TEACHERS LEARN HOW TO TAKE AG TO THEIR CLASSROOMS
PRATTVILLE, Ala., -- Elementary school teachers are learning about the state's largest industry and getting continuing education credit by attending the Alabama Agriculture in the Classroom summer institute.
|From right, Ruby Marks, Angie Barrett and Cindy Miller, teachers from Daniel Pratt Elementary School, learn how to make "dirt babies" from Sharon Turner chairman of the Alabama Farmers Federation State Women's Committee during the Ag in the Classroom Summer Institute earlier this week.|
Alabama Agriculture in the Classroom (AITC) is an interdisciplinary educational program that promotes ag literacy for students in all grade levels K-12. Two summer workshops, one held Wednesday through Friday this week in Prattville and the other set for June 11-13 in Decatur, will target elementary teachers in grades 1-4.

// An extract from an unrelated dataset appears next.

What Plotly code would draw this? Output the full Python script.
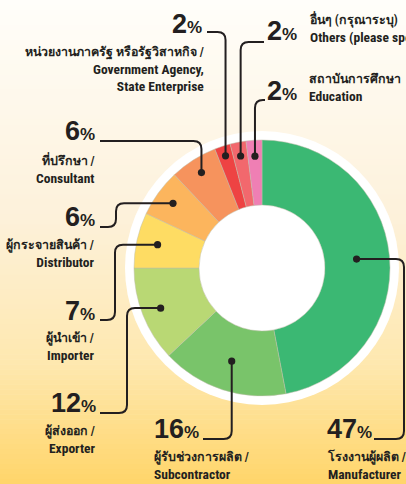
import math
import plotly.graph_objects as go

# ---- data ----
categories_th = ["โรงงานผู้ผลิต /", "ผู้รับช่วงการผลิต /", "ผู้ส่งออก /", "ผู้นำเข้า /",
                 "ผู้กระจายสินค้า /", "ที่ปรึกษา /", "หน่วยงานภาครัฐ หรือรัฐวิสาหกิจ /",
                 "อื่นๆ (กรุณาระบุ)", "สถาบันการศึกษา"]
categories_en = ["Manufacturer", "Subcontractor", "Exporter", "Importer", "Distributor",
                 "Consultant", "Government Agency,<br>State Enterprise",
                 "Others (please specify)", "Education"]
values = [47, 16, 12, 7, 6, 6, 2, 2, 2]
colors = ["#3BB873", "#79C46A", "#B9D874", "#FEDC63", "#FCB55D", "#F6935D",
          "#EE4343", "#F2686D", "#EF7FB4"]

W, H = 406, 484
CX, CY, R_OUT, R_IN, R_RING = 262, 268, 128, 63, 137
DARK = "#231F20"
FONT = "Liberation Sans Narrow, Roboto Condensed, Arial Narrow, Liberation Sans, sans-serif"
NUMFONT = "Liberation Sans, Arial, sans-serif"


def px(x, y):
    return x / W, 1 - y / H


fig = go.Figure()
fig.add_trace(go.Pie(
    values=values, labels=[e.replace("<br>", " ") for e in categories_en],
    marker=dict(colors=colors, line=dict(color="rgba(190,190,170,0.7)", width=0.7)),
    hole=R_IN / R_OUT, sort=False, direction="clockwise", rotation=0,
    textinfo="none", hoverinfo="label+percent", showlegend=False,
    domain=dict(x=[(CX - R_OUT) / W, (CX + R_OUT) / W],
                y=[1 - (CY + R_OUT) / H, 1 - (CY - R_OUT) / H]),
))

shapes = []
# background gradient
stops = [(0.0, (255, 254, 250)), (0.45, (253, 241, 218)), (0.75, (254, 232, 175)), (1.0, (255, 213, 106))]


def grad(t):
    for (t0, c0), (t1, c1) in zip(stops, stops[1:]):
        if t <= t1:
            f = (t - t0) / (t1 - t0)
            return "rgb(%d,%d,%d)" % tuple(round(a + (b - a) * f) for a, b in zip(c0, c1))
    return "rgb(%d,%d,%d)" % stops[-1][1]


N = 97
for i in range(N):
    y0, y1 = i * H / N, (i + 1) * H / N + 0.6
    shapes.append(dict(type="rect", xref="paper", yref="paper", layer="below",
                       x0=0, x1=1, y0=1 - y1 / H, y1=1 - y0 / H,
                       fillcolor=grad((i + 0.5) / N), line=dict(width=0)))
# white ring
x0, y0 = px(CX - R_RING, CY - R_RING)
x1, y1 = px(CX + R_RING, CY + R_RING)
shapes.append(dict(type="circle", xref="paper", yref="paper", layer="below",
                   x0=x0, x1=x1, y0=y1, y1=y0, fillcolor="white", line=dict(width=0)))

# leader dots computed from slice mid-angles
dot_r = [95, 98, 109, 107, 110, 113, 118, 114, 112]
total = sum(values)
cum = 0
dots = []
for v, r in zip(values, dot_r):
    a = math.radians((cum + v / 2) / total * 360)
    cum += v
    dots.append((CX + r * math.sin(a), CY - r * math.cos(a)))


def path_str(pts):
    out = []
    for cmd in pts:
        c = cmd[0]
        nums = cmd[1:]
        conv = []
        for k in range(0, len(nums), 2):
            X, Y = px(nums[k], nums[k + 1])
            conv.append("%.5f,%.5f" % (X, Y))
        out.append(c + " " + " ".join(conv))
    return " ".join(out)


def leader(i):
    dx, dy = dots[i]
    c = 8
    if i == 0:
        xr, yb, xe = 404, 439, 374
        p = [("M", dx, dy), ("L", xr - c, dy), ("Q", xr, dy, xr, dy + c), ("L", xr, yb - c),
             ("Q", xr, yb, xr - c, yb), ("L", xe, yb)]
    elif i == 1:
        yb, xe = 439, 203
        p = [("M", dx, dy), ("L", dx, yb - c), ("Q", dx, yb, dx - c, yb), ("L", xe, yb)]
    elif i in (2, 3, 4):
        xv, yb = {2: (127, 413), 3: (115, 320), 4: (116, 227)}[i]
        p = [("M", dx, dy), ("L", xv + c, dy), ("Q", xv, dy, xv, dy + c), ("L", xv, yb - c),
             ("Q", xv, yb, xv - c, yb), ("L", 100, yb)]
    elif i == 5:
        yt = 141
        p = [("M", dx, dy), ("L", dx, yt + c), ("Q", dx, yt, dx - c, yt), ("L", 100, yt)]
    elif i == 6:
        yt = 32
        p = [("M", dx, dy), ("L", dx, yt + c), ("Q", dx, yt, dx - c, yt), ("L", 207, yt)]
    elif i == 7:
        yt = 42
        p = [("M", dx, dy), ("L", dx, yt + c), ("Q", dx, yt, dx + c, yt), ("L", 264, yt)]
    else:
        yt = 100
        p = [("M", dx, dy), ("L", dx, yt + c), ("Q", dx, yt, dx + c, yt), ("L", 265, yt)]
    return p


for i in range(len(values)):
    shapes.append(dict(type="path", xref="paper", yref="paper", layer="above",
                       path=path_str(leader(i)), line=dict(color=DARK, width=2)))
    dx, dy = dots[i]
    a0, b0 = px(dx - 3.6, dy - 3.6)
    a1, b1 = px(dx + 3.6, dy + 3.6)
    shapes.append(dict(type="circle", xref="paper", yref="paper", layer="above",
                       x0=a0, x1=a1, y0=b1, y1=b0, fillcolor=DARK, line=dict(width=0)))

# label layout: (pct x, pct y-mid, pct anchor, label x, label top y, label anchor)
label_pos = [
    (325, 429, "left", 325, 447, "left"),
    (152, 429, "left", 152, 447, "left"),
    (98, 403, "right", 98, 421, "right"),
    (97, 311, "right", 97, 328, "right"),
    (97, 217, "right", 97, 235, "right"),
    (97, 131, "right", 97, 150, "right"),
    (204, 24, "right", 206, 42, "right"),
    (265, 31, "left", 307, 9, "left"),
    (265, 91, "left", 307, 69, "left"),
]

annotations = []
for i, v in enumerate(values):
    pxx, pyy, pa, lx, ly, la = label_pos[i]
    X, Y = px(pxx, pyy)
    annotations.append(dict(
        x=X, y=Y, xref="paper", yref="paper", xanchor=pa, yanchor="middle", showarrow=False,
        text="<b>%d</b><b><span style='font-size:17px'>%%</span></b>" % v,
        font=dict(family=NUMFONT, size=27, color=DARK)))
    X, Y = px(lx, ly)
    txt = ("<span style='font-size:12.4px'><b>" + categories_th[i] + "</b></span><br><b>"
           + categories_en[i].replace("<br>", "</b><br><b>") + "</b>")
    annotations.append(dict(
        x=X, y=Y, xref="paper", yref="paper", xanchor=la, yanchor="top", showarrow=False,
        align=la, text=txt, font=dict(family=FONT, size=13.5, color=DARK)))

fig.update_layout(
    width=W, height=H, margin=dict(l=0, r=0, t=0, b=0),
    paper_bgcolor="#FFF8EA", plot_bgcolor="rgba(0,0,0,0)",
    shapes=shapes, annotations=annotations, showlegend=False,
)
fig.write_html("out.html", post_script="document.body.style.margin='0';",
               config={"displayModeBar": False})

"During the Ag in the Classroom workshops, teachers tour actual farms, research facilities and allied industries," said Ashley Davis, spokesperson for AITC. "They also receive curriculum packets and project ideas designed to help them incorporate agriculture into daily lessons."
Cindy Miller, a fourth-grade teacher from Daniel Pratt Elementary School in Prattville, attended this week's workshop. She said crafts are a fun way to make things important to students. "You have to find a fun way to present things for children to get excited. These workshops definitely have shown us that," she said.

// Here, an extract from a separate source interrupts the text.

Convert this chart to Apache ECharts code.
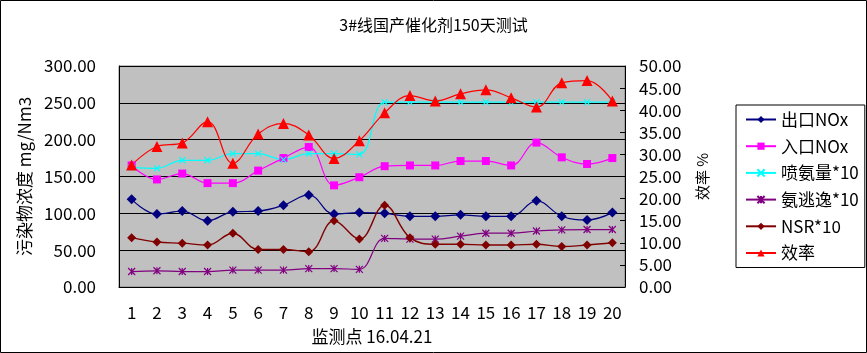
<!DOCTYPE html>
<html>
<head>
<meta charset="utf-8">
<script src="https://cdn.jsdelivr.net/npm/echarts@6/dist/echarts.min.js"></script>
<style>
  html, body { margin: 0; padding: 0; background: #fff; }
  #chart { width: 867px; height: 353px; }
</style>
</head>
<body>
<div id="chart"></div>
<script>
// 监测点
var points = ['1','2','3','4','5','6','7','8','9','10','11','12','13','14','15','16','17','18','19','20'];

// 左轴 mg/Nm3
var outNOx  = [119, 99, 103, 90, 102, 103, 111, 125, 99, 101, 100, 96, 96, 98, 96, 96, 117, 96, 91, 101];
var inNOx   = [165, 146, 154, 141, 141, 158, 175, 190, 138, 149, 164, 165, 165, 171, 171, 165, 196, 176, 167, 175];
var nh3x10  = [162, 161, 172, 172, 181, 181, 173, 181, 181, 180, 251, 251, 251, 251, 251, 251, 251, 251, 251, 251];
var slipx10 = [21, 22, 21, 21, 23, 23, 23, 25, 25, 24, 66, 65, 65, 69, 73, 73, 76, 77.5, 78, 78];
var nsrx10  = [67, 61, 59.5, 57, 73, 51, 51, 48, 90, 65, 111, 67, 58, 58, 57, 57, 58, 55, 57, 60];

// 右轴 %
var effic   = [27.6, 31.8, 32.6, 37.4, 28.0, 34.6, 37.0, 34.4, 29.1, 33.1, 39.4, 43.3, 42.1, 43.7, 44.6, 42.8, 40.7, 46.2, 46.7, 42.1];

var chart = echarts.init(document.getElementById('chart'));

var fam = '"Noto Sans CJK SC", "Noto Sans", sans-serif';
var crossSym = 'path://M0 0L10 10M10 0L0 10';
var starSym = 'path://M0 0L10 10M10 0L0 10M5 0L5 10';

function mkLine(name, data, color, symbol, size, yIdx, width, stroke) {
    var item = { color: color };
    if (stroke) {
        item.borderColor = color;
        item.borderWidth = 1.2;
    }
    return {
        name: name,
        type: 'line',
        yAxisIndex: yIdx,
        data: data,
        smooth: 0.4,
        symbol: symbol,
        symbolSize: size,
        showAllSymbol: true,
        lineStyle: { color: color, width: width },
        itemStyle: item
    };
}

var option = {
    animation: false,
    backgroundColor: '#fff',
    textStyle: { fontFamily: fam },
    title: {
        text: '3#线国产催化剂150天测试',
        left: 'center',
        top: 12,
        textStyle: { fontSize: 16, fontWeight: 'normal', color: '#000', fontFamily: fam }
    },
    legend: {
        orient: 'vertical',
        left: 736,
        top: 105,
        padding: [6, 6, 6, 9],
        itemWidth: 30,
        itemHeight: 9,
        itemGap: 9.7,
        borderColor: '#000',
        borderWidth: 1,
        textStyle: { fontSize: 17, color: '#000', lineHeight: 14, fontFamily: fam },
        data: ['出口NOx', '入口NOx', '喷氨量*10', '氨逃逸*10', 'NSR*10', '效率']
    },
    grid: {
        left: 119,
        right: 242,
        top: 66,
        bottom: 66,
        show: true,
        backgroundColor: '#C0C0C0',
        borderColor: '#808080',
        borderWidth: 1
    },
    xAxis: {
        type: 'category',
        data: points,
        boundaryGap: true,
        name: '监测点 16.04.21',
        nameLocation: 'middle',
        nameGap: 41,
        nameTextStyle: { fontSize: 17, color: '#000' },
        axisLine: { lineStyle: { color: '#000', width: 1 } },
        axisTick: { inside: true, length: 6, lineStyle: { color: '#000' } },
        axisLabel: { fontSize: 17, color: '#000', margin: 17, interval: 0 }
    },
    yAxis: [
        {
            type: 'value',
            min: 0,
            max: 300,
            interval: 50,
            name: '污染物浓度 mg/Nm3',
            nameLocation: 'middle',
            nameRotate: 90,
            nameGap: 84,
            nameTextStyle: { fontSize: 17, color: '#000' },
            axisLine: { show: true, lineStyle: { color: '#000' } },
            axisTick: { show: true, inside: true, length: 5, lineStyle: { color: '#000' } },
            splitLine: { show: true, lineStyle: { color: '#000', width: 1 } },
            axisLabel: {
                fontSize: 17, color: '#000', margin: 23,
                formatter: function (v) { return v.toFixed(2); }
            }
        },
        {
            type: 'value',
            position: 'right',
            min: 0,
            max: 50,
            interval: 5,
            name: '效率 %',
            nameLocation: 'middle',
            nameRotate: 90,
            nameGap: 70,
            nameTextStyle: { fontSize: 15, color: '#000' },
            axisLine: { show: true, lineStyle: { color: '#000' } },
            axisTick: { show: true, inside: true, length: 5, lineStyle: { color: '#000' } },
            splitLine: { show: false },
            axisLabel: {
                fontSize: 17, color: '#000', margin: 14,
                formatter: function (v) { return v.toFixed(2); }
            }
        }
    ],
    graphic: [
        {
            type: 'rect',
            silent: true,
            shape: { x: 0.5, y: 0.5, width: 866, height: 352 },
            style: { fill: 'none', stroke: '#000', lineWidth: 1 }
        }
    ],
    series: [
        mkLine('出口NOx', outNOx, '#000080', 'diamond', 10, 0, 1.2),
        mkLine('入口NOx', inNOx, '#FF00FF', 'rect', 8, 0, 1.2),
        mkLine('喷氨量*10', nh3x10, '#00FFFF', crossSym, 6, 0, 1.2, true),
        mkLine('氨逃逸*10', slipx10, '#800080', starSym, 7, 0, 1.2, true),
        mkLine('NSR*10', nsrx10, '#800000', 'diamond', 9, 0, 1.4),
        mkLine('效率', effic, '#FF0000', 'triangle', 11, 1, 1.2)
    ]
};

chart.setOption(option);
</script>
</body>
</html>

"Teachers have one of the most important jobs in the world because they shape the minds of young people," said Jerry Newby, president of the Alabama Farmers Federation, one of the largest supporters of the program. "Because so few people work on the farm, it is becoming more important that we share the story of agriculture and farming. These workshops allow teachers to return to the classroom with that story and share it with their students."